Taken together, these events fit a typical Bay Area swarm-and-settle pattern: one felt quake (Gilroy) with a short aftershock sequence, then unrelated background activity in other known zones.

Why San Jose felt it—even when the epicenter wasn’t in town

South Bay soils and long structural periods in mid-/high-rise buildings can amplify gentle, rolling motion from moderate quakes tens of miles away. The Gilroy event sat on the Calaveras–San Andreas system’s complex web; The Geysers quakes stem from deep geothermal processes and often produce long-period waves that travel efficiently through the region. That’s why light motion can register in San Jose even when epicenters are up to an hour’s drive away.

Damage and alerts

  • Damage: As of this afternoon, no significant damage or injuries have been confirmed in San Jose from today’s regional activity or Wednesday’s Gilroy quake.

  • Alerts: The ShakeAlert early warning system triggered for the Gilroy M4.0 due to intensity thresholds; alerts for today’s smaller jolts varied by proximity and forecast shaking level.

Aftershocks: what to expect

After a ~M4 mainshock like Gilroy’s, it’s normal to see hours to days of smaller aftershocks in the immediate area. Most are too small to feel, but M2–M3 pops can occur and may be felt near the epicenter. Today’s quakes in other zones (The Geysers, offshore Peninsula) are separate sequences, not direct aftershocks of Gilroy.

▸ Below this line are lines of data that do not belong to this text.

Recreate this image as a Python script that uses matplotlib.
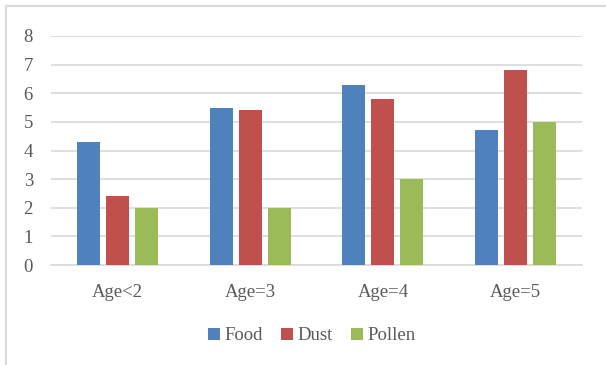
import numpy as np
import matplotlib.pyplot as plt
from matplotlib.patches import Rectangle

# data
categories = ["Age<2", "Age=3", "Age=4", "Age=5"]
food = [4.3, 5.5, 6.3, 4.7]
dust = [2.4, 5.4, 5.8, 6.8]
pollen = [2.0, 2.0, 3.0, 5.0]
series_names = ["Food", "Dust", "Pollen"]

COLORS = ["#4F81BD", "#C0504D", "#9BBB59"]
GRID = "#D9D9D9"
TEXT = "#595959"
FS = 13.5

plt.rcParams["font.family"] = ["Liberation Serif", "DejaVu Serif"]

W, H = 606, 365
fig = plt.figure(figsize=(W / 100, H / 100), dpi=100)

# chart frame (only top and left edges fall inside the canvas)
fig.patches.append(Rectangle((6 / W, -0.1), 1.2, 1 - 6 / H + 0.1,
                             transform=fig.transFigure, fill=False,
                             edgecolor=GRID, linewidth=1.5))

left, right = 51 / W, 582 / W
y0, y8 = 265, 36
ax = fig.add_axes([left, 1 - y0 / H, right - left, (y0 - y8) / H])

x = np.arange(len(categories))
width = 23 / 132.75
step = 29 / 132.75
for i, (vals, name) in enumerate(zip([food, dust, pollen], series_names)):
    ax.bar(x + (i - 1) * step, vals, width=width, color=COLORS[i],
           label=name, zorder=3)

ax.set_xlim(-0.5, len(categories) - 0.5)
ax.set_ylim(0, 8)
ax.set_yticks(range(0, 9))
ax.yaxis.grid(True, color=GRID, linewidth=1.2, zorder=0)
for s in ["top", "right", "left"]:
    ax.spines[s].set_visible(False)
ax.spines["bottom"].set_color(GRID)
ax.spines["bottom"].set_linewidth(1.2)
ax.tick_params(axis="both", length=0, labelsize=FS, colors=TEXT)
ax.tick_params(axis="y", pad=13)
ax.tick_params(axis="x", pad=14)
ax.set_xticks(x)
ax.set_xticklabels(categories)

leg = fig.legend(loc="center", bbox_to_anchor=(312 / W, 1 - 336 / H), ncol=3,
                 frameon=False, fontsize=FS, handlelength=0.6,
                 handleheight=0.6, handletextpad=0.25, columnspacing=1.0)
for t in leg.get_texts():
    t.set_color(TEXT)

fig.savefig("out.png", dpi=100)
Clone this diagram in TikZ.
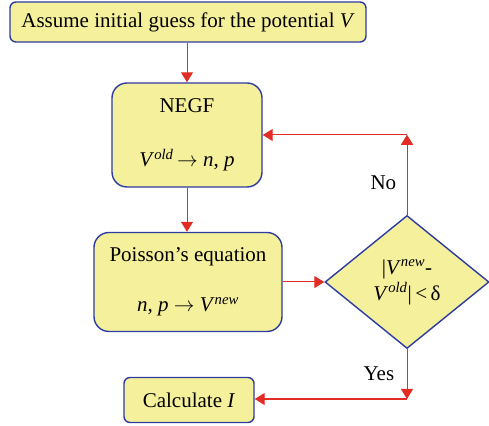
\documentclass[tikz,border=0pt]{standalone}
\usepackage{fontspec}
\setmainfont{Liberation Serif}
\usetikzlibrary{shapes.geometric, arrows.meta, calc}
\definecolor{boxfill}{RGB}{245,240,155}
\definecolor{boxline}{RGB}{45,60,160}
\definecolor{flowred}{RGB}{225,45,35}

\begin{document}
\begin{tikzpicture}[x=1pt, y=1pt, font=\fontsize{21}{24}\selectfont]
\tikzset{
    node style box/.style={draw=boxline, fill=boxfill, line width=1.4pt, rectangle, align=center, inner sep=0pt},
    node style test/.style={draw=boxline, fill=boxfill, line width=1.4pt, diamond, align=center, inner sep=0pt,
        minimum width=164pt, minimum height=133pt},
    arrow style flow/.style={draw=flowred, line width=1pt, -{Triangle[length=10pt, width=12pt]}, flowred}
}
  \useasboundingbox (0,0) rectangle (489,425);
  \node[node style box, rounded corners=6pt, minimum width=356pt, minimum height=40pt] (init) at (188,403)
     {Assume initial guess for the potential \textit{V}};
  \node[node style box, rounded corners=15pt, minimum width=150pt, minimum height=104pt] (negf) at (187,290)
     {NEGF\\[30pt] \textit{V}\textsuperscript{\textit{old}}\,$\rightarrow$ \textit{n}, \textit{p}};
  \node[node style box, rounded corners=15pt, minimum width=188pt, minimum height=99pt] (pois) at (188,143)
     {Poisson’s equation\\[26pt] \textit{n}, \textit{p} $\rightarrow$ \textit{V}\textsuperscript{\textit{new}}};
  \node[node style test] (test) at (407,143)
     {|\textit{V}\textsuperscript{\textit{new}}-\\[2pt] \textit{V}\textsuperscript{\textit{old}}|{\,}<{\,}δ};
  \node[node style box, rounded corners=6pt, minimum width=130pt, minimum height=45pt] (calc) at (189,25)
     {Calculate \textit{I}};
  \coordinate (nocorner) at (407,290);
  \coordinate (yescorner) at (407,26);

  \path[arrow style flow]
    (init.south -| negf.north) edge (negf.north)
    (negf.south) edge (negf.south |- pois.north)
    (pois.east) edge (test.west)
    (test.north) edge node [pos=0.4, left=7pt, black] {No} (nocorner)
    (nocorner) edge (negf.east |- nocorner);
  \draw[arrow style flow] (test.south) -- node [midway, left=9pt, black] {Yes} (yescorner);
  \draw[arrow style flow] (yescorner) -- (calc.east |- yescorner);
\end{tikzpicture}
\end{document}
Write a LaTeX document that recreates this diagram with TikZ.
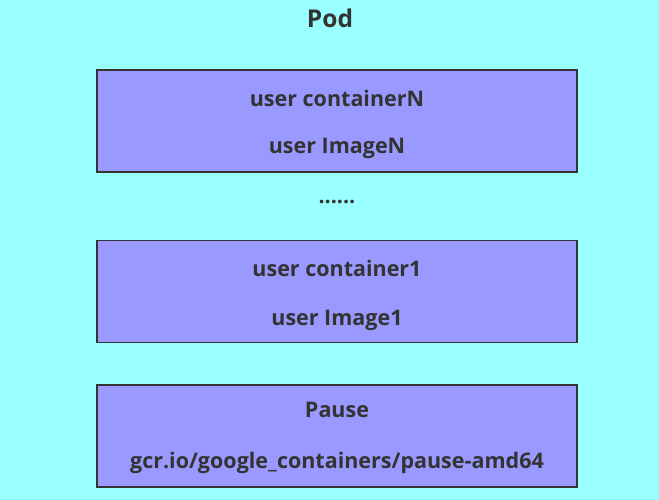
\documentclass[tikz,border=0pt]{standalone}
\usepackage{fontspec}
\setmainfont{Open Sans}
\definecolor{bgc}{HTML}{99FFFF}
\definecolor{boxc}{HTML}{9999FF}
\definecolor{txt}{HTML}{333333}
\begin{document}
\begin{tikzpicture}[x=1pt,y=-1pt,
  lay/.style={draw=txt,line width=1.8pt,fill=boxc},
  lbl/.style={text=txt,font=\bfseries\fontsize{21.5}{24}\selectfont,inner sep=0pt}]
\fill[bgc] (0,0) rectangle (659,500);
\useasboundingbox (0,0) rectangle (659,500);
\node[lbl,font=\bfseries\fontsize{24.5}{28}\selectfont] (pod) at (330,18) {Pod};
\node[lay,minimum width=480pt,minimum height=102pt,inner sep=0pt] (bN) at (337,121) {};
\node[lbl] (cN) at (337,98) {user containerN};
\node[lbl] (iN) at (337,148) {user ImageN};
\node[lbl] (dots) at (337,202) {......};
\node[lay,minimum width=480pt,minimum height=102pt,inner sep=0pt] (b1) at (337,291.5) {};
\node[lbl] (c1) at (337,268) {user container1};
\node[lbl] (i1) at (337,320) {user Image1};
\node[lay,minimum width=480pt,minimum height=102pt,inner sep=0pt] (bp) at (337,436) {};
\node[lbl] (p) at (337,410) {Pause};
\node[lbl] (g) at (337,463) {gcr.io/google\_containers/pause-amd64};
\end{tikzpicture}
\end{document}
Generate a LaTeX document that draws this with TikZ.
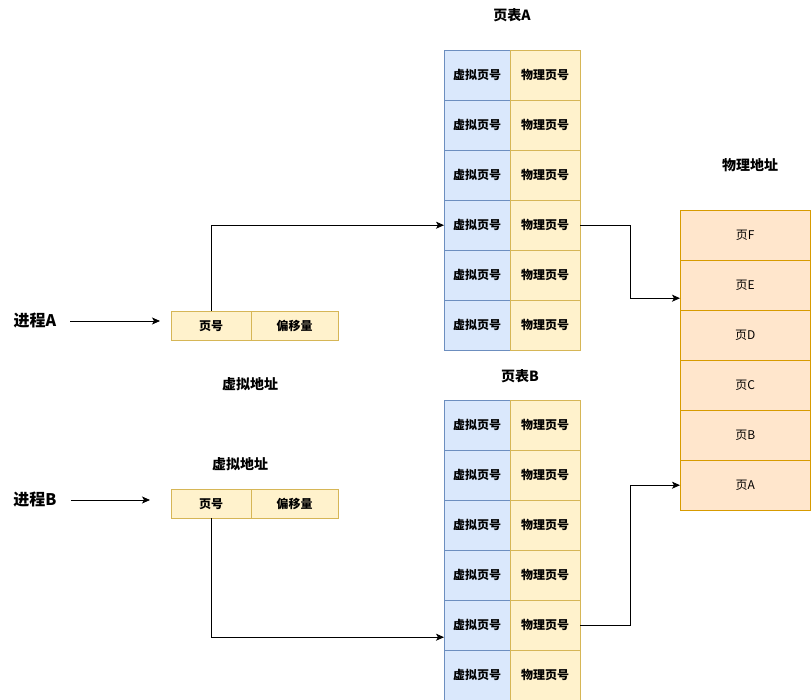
\documentclass[tikz,border=0pt]{standalone}
\usepackage{fontspec}
\setmainfont{Noto Sans CJK SC}
\usepackage{tikz}
\usetikzlibrary{positioning}
\usetikzlibrary{arrows.meta}
\definecolor{vbluefill}{HTML}{DAE8FC}
\definecolor{vblue}{HTML}{6C8EBF}
\definecolor{pyellowfill}{HTML}{FFF2CC}
\definecolor{pyellow}{HTML}{D6B656}
\definecolor{memfill}{HTML}{FFE6CC}
\definecolor{memdraw}{HTML}{D79B00}
\tikzstyle{cell}=[inner sep=0pt, anchor=north west, font=\fontsize{12}{14}\selectfont\bfseries]
\tikzstyle{vcell}=[cell, draw=vblue, fill=vbluefill, minimum width=66pt, minimum height=50pt]
\tikzstyle{pcell}=[cell, draw=pyellow, fill=pyellowfill, minimum width=70pt, minimum height=50pt]
\tikzstyle{addr}=[cell, draw=pyellow, fill=pyellowfill, minimum height=29pt]
\tikzstyle{mem}=[cell, draw=memdraw, fill=memfill, minimum width=130pt, minimum height=50pt, font=\fontsize{12}{14}\selectfont]
\tikzstyle{title}=[font=\fontsize{14}{16}\selectfont\bfseries]
\tikzstyle{proc}=[font=\fontsize{16}{18}\selectfont\bfseries, inner sep=0pt]
\tikzstyle{link}=[-{Stealth[length=8pt,width=7pt,inset=2pt]}, line width=0.8pt]

\begin{document}
\begin{tikzpicture}[x=1pt, y=-1pt]
\useasboundingbox (0,0) rectangle (811,700);
% titles
\node[title] (tabAtitle) at (512,15){页表A};
\node[title] (tabBtitle) at (520,376){页表B};
\node[title] (memtitle) at (750,165){物理地址};
\node[title] (vaddr1) at (250,384){虚拟地址};
\node[title] (vaddr2) at (240,464){虚拟地址};
% page table A
\node[vcell] (va1) at (444,50){虚拟页号};
\node[vcell] (va2) at (444,100){虚拟页号};
\node[vcell] (va3) at (444,150){虚拟页号};
\node[vcell] (va4) at (444,200){虚拟页号};
\node[vcell] (va5) at (444,250){虚拟页号};
\node[vcell] (va6) at (444,300){虚拟页号};
\node[pcell] (pa1) at (510,50){物理页号};
\node[pcell] (pa2) at (510,100){物理页号};
\node[pcell] (pa3) at (510,150){物理页号};
\node[pcell] (pa4) at (510,200){物理页号};
\node[pcell] (pa5) at (510,250){物理页号};
\node[pcell] (pa6) at (510,300){物理页号};
% page table B
\node[vcell] (vb1) at (444,400){虚拟页号};
\node[vcell] (vb2) at (444,450){虚拟页号};
\node[vcell] (vb3) at (444,500){虚拟页号};
\node[vcell] (vb4) at (444,550){虚拟页号};
\node[vcell] (vb5) at (444,600){虚拟页号};
\node[vcell] (vb6) at (444,650){虚拟页号};
\node[pcell] (pb1) at (510,400){物理页号};
\node[pcell] (pb2) at (510,450){物理页号};
\node[pcell] (pb3) at (510,500){物理页号};
\node[pcell] (pb4) at (510,550){物理页号};
\node[pcell] (pb5) at (510,600){物理页号};
\node[pcell] (pb6) at (510,650){物理页号};
% physical memory
\node[mem] (memF) at (680,210){页F};
\node[mem] (memE) at (680,260){页E};
\node[mem] (memD) at (680,310){页D};
\node[mem] (memC) at (680,360){页C};
\node[mem] (memB) at (680,410){页B};
\node[mem] (memA) at (680,460){页A};
% processes
\node[proc] (procA) at (35,321){进程A};
\node[proc] (procB) at (35,500){进程B};
\node[addr, minimum width=80pt] (pageA) at (171,311){页号};
\node[addr, minimum width=87pt] (offA) at (251,311){偏移量};
\node[addr, minimum width=80pt] (pageB) at (171,489){页号};
\node[addr, minimum width=87pt] (offB) at (251,489){偏移量};
% arrows
\draw[link, shorten <=14pt, shorten >=11pt] (procA.east) -- (procA.east -| pageA.west);
\draw[link, shorten <=14pt, shorten >=21pt] (procB.east) -- (procB.east -| pageB.west);
\draw[link] (pageA.north) |- (va4.west);
\draw[link] (pa4.east) -- ++(50,0) |- ([yshift=-13pt]memE.west);
\draw[link] (pageB.south) |- ([yshift=-12pt]vb5.west);
\draw[link] (pb5.east) -- ++(50,0) |- (memA.west);
\end{tikzpicture}
\end{document}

Rule of thumb: Each day without a larger event reduces—but doesn’t eliminate—the chance of a stronger follow-on. Routine background quakes in the Bay Area will continue.

Practical checklist for San Jose households

  • Secure the space: Strap water heaters; latch tall bookshelves; add museum putty under art, TVs, and tabletop decor.

  • Refresh supplies: One gallon of water per person per day (3–7 days), nonperishable food, headlamps, spare phone battery, copies of IDs/meds list.

  • Know your plan: Two meeting spots (nearby and out-of-neighborhood), an out-of-area text contact, and a car kit (sturdy shoes, gloves, flashlight).

  • During shaking: Drop, Cover, Hold On. If you’re in bed, stay there and cover your head/neck. If driving, pull over clear of overpasses and power lines.

Context: where we are in the Bay Area cycle

November has featured a modest rise in felt events—a Gilroy M4.0, a Santa Rosa-area low-M4 earlier in the week, ~M3–M4 pulses at The Geysers, and East Bay micro-swarms near San Ramon. Scientists emphasize that short bursts of activity don’t automatically foreshadow a major quake; they’re part of the region’s normal tectonic release along the San Andreas, Hayward, and Calaveras systems.

San Jose today

  • Yes, people felt light shaking in parts of San Jose, largely from nearby (Gilroy) and regional events.

  • No significant damage has been confirmed in the city.

  • Small aftershocks near Gilroy may continue; separate background quakes elsewhere in the Bay Area are normal.